Currently there is no exception for El Salvadoran nationals to be removed back to the United States to stand trial for crimes committed here in the current extradition treaty between the two countries.
An effort to update that treaty, which dates back to 1911, is currently being undertaken by U.S. delegates working in El Salvador, according to state department officials at the U.S. Embassy in El Salvador.
"They were very nice, very apologetic with what had happened," said Mike Passarelli of his meeting with the El Salvadoran delegates. "But what they just told us was basically that if there’s no extradition treaty, nothing can be done."
THE HERNDON POLICE have entered the Espinoza’s current wanted status, fingerprints and photo into national and international crime databases. Other than that, Herndon Police are only able to wait for him to resurface before anything can be done, according to Herndon Police Lt. Jerry Keys, who originally worked on Passarelli’s case.
"We have his information in there, so if he shows back up and he gets picked up for anything, we’ll get him," Keys said.
For Wolf, the best strategy at this point is to keep the case at the forefront of the public’s mind so that a new extradition treaty will gain momentum and Espinoza may be one of those who could be removed back to the U.S. for trial, according to Wolf spokesman Dan Scandling. Wolf officially brought up the case of Joseph Passarelli in a foreign appropriations congressional hearing in early April, Scandling added.

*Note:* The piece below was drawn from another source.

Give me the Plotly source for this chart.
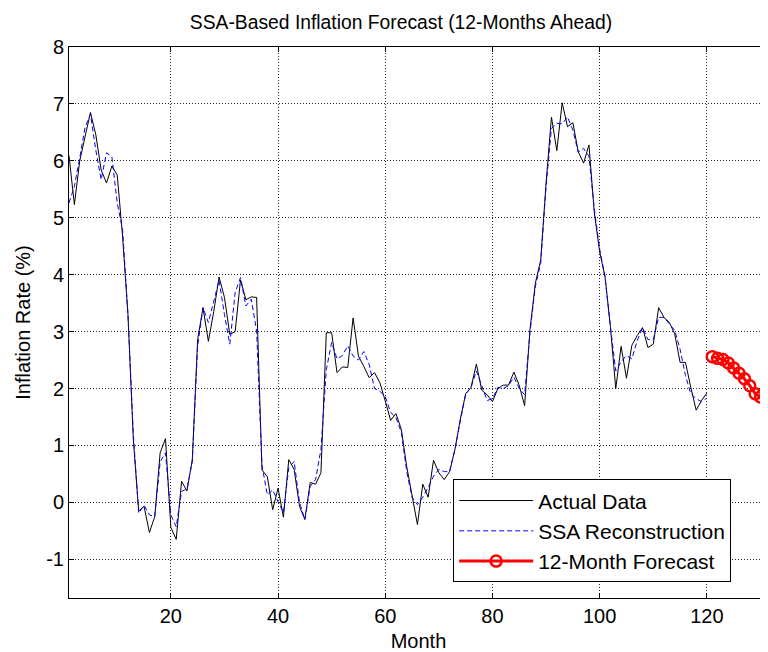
import plotly.graph_objects as go

months_actual = list(range(1, 121))
actual = [6.09, 5.23, 6.0, 6.42, 6.85, 6.46, 5.84, 5.61, 5.91, 5.75,
          4.67, 3.3, 1.1, -0.15, -0.07, -0.53, -0.25, 0.87, 1.12, -0.44,
          -0.65, 0.37, 0.2, 0.75, 2.86, 3.42, 2.83, 3.35, 3.96, 3.6,
          2.95, 3.0, 3.91, 3.56, 3.61, 3.6, 0.57, 0.45, -0.13, 0.25,
          -0.26, 0.75, 0.58, -0.07, -0.3, 0.35, 0.32, 0.52, 2.98, 2.98,
          2.28, 2.38, 2.37, 3.24, 2.57, 2.39, 2.19, 2.28, 2.1, 1.78,
          1.44, 1.56, 1.28, 0.63, 0.11, -0.39, 0.32, 0.09, 0.74, 0.52,
          0.4, 0.54, 0.93, 1.46, 1.91, 2.02, 2.43, 1.97, 1.89, 1.77,
          2.0, 2.06, 2.06, 2.29, 2.05, 1.7, 3.04, 3.85, 4.26, 5.61,
          6.77, 6.18, 7.02, 6.6, 6.67, 6.16, 5.96, 6.28, 5.09, 4.4,
          3.96, 3.09, 2.0, 2.74, 2.18, 2.76, 2.93, 3.07, 2.72, 2.78,
          3.42, 3.25, 3.16, 2.96, 2.46, 2.46, 2.02, 1.62, 1.79, 1.92]
ssa = [5.26, 5.55, 6.05, 6.59, 6.82, 6.19, 5.67, 6.14, 6.07, 5.26,
       4.79, 3.3, 1.2, -0.19, -0.05, -0.22, -0.25, 0.71, 0.87, -0.22,
       -0.43, 0.19, 0.24, 0.71, 2.75, 3.42, 3.16, 3.51, 3.9, 3.3,
       2.78, 3.69, 3.95, 3.45, 3.57, 3.01, 0.65, 0.13, 0.22, 0.01,
       -0.18, 0.61, 0.72, 0.0, -0.3, 0.28, 0.4, 0.93, 2.33, 2.81,
       2.52, 2.58, 2.75, 2.57, 2.5, 2.65, 2.42, 2.0, 1.95, 1.86,
       1.58, 1.49, 1.23, 0.54, 0.09, -0.04, 0.09, 0.26, 0.46, 0.58,
       0.54, 0.54, 0.93, 1.43, 1.9, 2.02, 2.31, 2.05, 1.79, 1.82,
       2.02, 2.0, 2.05, 2.2, 2.0, 1.89, 2.99, 3.8, 4.2, 5.55,
       6.57, 6.66, 6.65, 6.77, 6.54, 6.15, 6.22, 6.08, 5.15, 4.45,
       3.96, 3.09, 2.31, 2.47, 2.58, 2.52, 2.84, 3.07, 2.86, 2.86,
       3.25, 3.25, 3.13, 3.02, 2.69, 2.23, 1.91, 1.82, 1.77, 1.83]
months_forecast = list(range(121, 133))
forecast = [2.56, 2.53, 2.51, 2.45, 2.36, 2.27, 2.17, 2.05, 1.91, 1.85, 1.85, 1.85]

x_ticks = [20, 40, 60, 80, 100, 120]
y_ticks = [-1, 0, 1, 2, 3, 4, 5, 6, 7, 8]
y_tick_labels = ["-1", "0", "1", "2", "3", "4", "5", "6", "7", "8"]

FONT = "Liberation Sans, Arial, sans-serif"

fig = go.Figure()
fig.add_trace(go.Scatter(x=months_actual, y=actual, mode="lines", name="Actual Data",
                         line=dict(color="black", width=1)))
fig.add_trace(go.Scatter(x=months_actual, y=ssa, mode="lines", name="SSA Reconstruction",
                         line=dict(color="blue", width=1, dash="5px,3px")))
fig.add_trace(go.Scatter(x=months_forecast, y=forecast, mode="lines+markers", name="12-Month Forecast",
                         line=dict(color="red", width=3),
                         marker=dict(symbol="circle-open", size=11, color="red",
                                     line=dict(color="red", width=2.5))))

axis_common = dict(
    showline=True, linecolor="black", linewidth=1,
    ticks="inside", ticklen=5, tickcolor="black",
    showgrid=True, gridcolor="#222", gridwidth=1, griddash="1px,2px",
    zeroline=False, automargin=False,
    tickfont=dict(family=FONT, size=20, color="black"),
)

fig.update_xaxes(range=[1, 131.4], tickvals=x_ticks, mirror="ticks",
                 title=dict(text="Month", font=dict(family=FONT, size=20, color="black"), standoff=10),
                 **axis_common)
fig.update_yaxes(range=[-1.68, 8], tickvals=y_ticks, ticktext=y_tick_labels, mirror=False,
                 title=dict(text="Inflation Rate (%)", font=dict(family=FONT, size=20, color="black"), standoff=10),
                 **axis_common)

fig.update_layout(
    width=760, height=644,
    paper_bgcolor="white", plot_bgcolor="white",
    margin=dict(l=61, r=0, t=39, b=54),
    title=dict(text="SSA-Based Inflation Forecast (12-Months Ahead)",
               font=dict(family=FONT, size=19.3, color="black"),
               x=393 / 760, xanchor="center", xref="container",
               y=1 - 14 / 644, yanchor="middle", yref="container"),
    legend=dict(x=0.5496, y=0.2153, xanchor="left", yanchor="top",
                bgcolor="white", bordercolor="black", borderwidth=1,
                font=dict(family=FONT, size=21, color="black"),
                itemwidth=74, tracegroupgap=0),
    showlegend=True,
)

fig.write_html("out.html")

"What you try and do with this case is work it as many ways as you can and keep pushing how important it is on the State Department and El Salvador," Scandling said. "It continues to be a front-running issue here and we’re always believing that the more consciousness there is about an issue, the better off it is."
FOR MIKE PASSARELLI and his two brothers, the whereabouts and ultimate fate of their father’s accused killer continue to be one of their chief concerns in life.
"I think the government has a responsibility to the community to put in place a system where we could either get this guy sent back … or at least recognize them easier when they get arrested here," said Mike Passarelli, who has spent time researching similar cases throughout the nation. "That’s what blows my mind, is that they can’t just go and grab someone when they commit a crime."
Still, Mike Passarelli said that he doesn’t blame his father’s death on Espinoza’s illegal status but is "disappointed" that a more solid system doesn’t exist for keeping tabs on illegal immigrants who commit crimes.
"The fact that he was from El Salvador doesn’t mean anything, it could have just as easily been a white guy or someone else," he said. "But there would have been more of a system in place to stop that person if they had done it."